A spokesperson for the programme, however, insisted that the centre was not closed down due to poor facilities.
"Some of those people you see there had undergone training before, unknown to this present administration," Murphy Ganagana, head of media at the Amnesty Office, told PREMIUM TIMES.
"So when they now moved them there, they were now demanding that rather than expend the money on their training, the consultant should just give them the money let them just go. Which is not done, that is criminal."
'Ill-equipped training centre; poor living conditions'
During a recent visit to the Fouzz Training Institute situated in Igando, a Lagos suburb, some of the delegates - as the ex-militants are referred - complained about the lack of equipment for their training.
Murphy Bobra, a delegate, said it had been difficult to learn due to non-provision of the required tools.
"We don't have machines, just ordinary hand; and they gave us carbon paper," said Mr Bobra, 39, from Bayelsa State, who arrived in December to acquire a skill in leatherworks.
Inside the training facility, dozens of young men and women sat in the various wood-partitioned classes and listened attentively to their instructors.
At the ICT class, some members of staff were seen mounting computer desktops on tables.
PREMIUM TIMES learnt that the computers arrived on January 16 this year.
While the delegates said they were not satisfied with their learning conditions, their main headache begins at the end of the day when they return to their hostels - three two-storey buildings located a few hundred kilometres away from the training centre.
The accommodation is a sharp contrast to that of previous ex-militants who, when they were brought to Lagos for skills acquisition training, were lodged in hotels in the Lekki area.
"Our accommodation is not conducive for our living. If you come to our hostel, it looks like Kirikiri prison yard, no good water," said Confidence Oyile, 30, from Rivers State, who spoke on behalf of more than a dozen delegates.
In one of the buildings visited by PREMIUM TIMES, it was observed that electricity supply to the flats had been permanently disconnected and the only source of power is a 7.6KVA generator.
The ex-militants say the hostels where they are accommodated are unfit for human dwelling.
"We have six hours of electricity every night," said Mr Bobra.
"There is no light during the day because the buildings have been disconnected. Most times we contribute money to buy fuel for the generator. We also contribute money to renew our GoTV subscription when it expires. They should take us to a better place."
Mr Oyile said the cohabitation with the female trainees breeds sexual immorality in the building, especially at night.
"If you come here at night, they act blue film everywhere, the staircase, backyard, everywhere."

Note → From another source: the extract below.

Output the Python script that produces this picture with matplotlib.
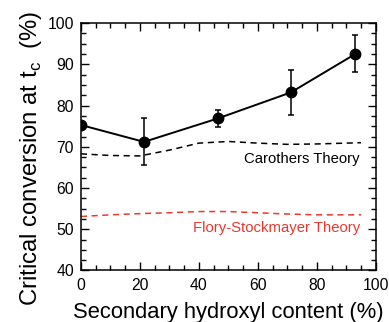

He also complained about the overcrowding in the apartments where, according to him, almost ten people are made to stay in a three-bedroom flat.
James Tamunogiye, who arrived two weeks ago from Rivers State, said the hostels are unfit for human dwelling.
"It's not a place I can stay, mosquitoes, heat, the place is dirty," said Mr Tamunogiye, 33.
"Even the people around pity us because it's not a place where human beings stay."
'Breach of security'
A few minutes after a PREMIUM TIMES reporter left the Fouzz Training Institute, armed police officers arrived at the facility and whisked away the trainees who had invited the media to Igando police station.
Mr Oyile said they were released after a few hours when they insisted they would not sign any undertaking to be of good behaviour.
The next day, armed soldiers were brought to take them to the Amnesty Office in Abuja where they were later told that the programme would no longer continue.
When PREMIUM TIMES contacted the Amnesty Information Centre on a number listed on their website, an official said the training facility in Lagos was closed to enable them conduct an investigation.
"We received a lot of complaints from the delegates themselves, they were complaining that their accommodation was very bad and that the living condition was very bad," said the official who declined to be named.
"The office is trying to work on it."
But Mr Ganagana said the centre was not closed but that the delegates were dispersed to avert any breach of security.
"You cannot do more than one training, it was those ones that had done training before, that were illegally smuggled into the training, that were inciting others.
"So it was at that point that they needed to shut down the place. Those boys that fomented that trouble will exit the place because what they did is criminal."
Mr Oyile admitted that some of them had participated in the amnesty programme in the past but that they did not finish their training.
"We had undergone some training but it was not completed based on Kingsley Kuku made away with the money, that was why they had to recall us again," he said.
"He made away with the money when Jonathan lost the election."
Mr Kuku was the coordinator of the Presidential Amnesty Programme during the administration of former president Goodluck Jonathan.
A kitchen in the hostel where the ex-militants are kept.
He fled the country shortly after the 2015 general elections following allegations of corruption against him.
Mr Oyile denied the claim that they were demanding that the money for the training be given to them, adding that they seized the bus belonging to the training centre coordinator to make her listen to their complaints
"We seized the bus so that we can dialogue on the way forward," he said.
"How can I be a computer student and I don't have system, no hand-out, I don't have anything at all you said I should come and learn computer? Is that how to learn computer? What we are demanding is adequate training facility and good environment. Finish."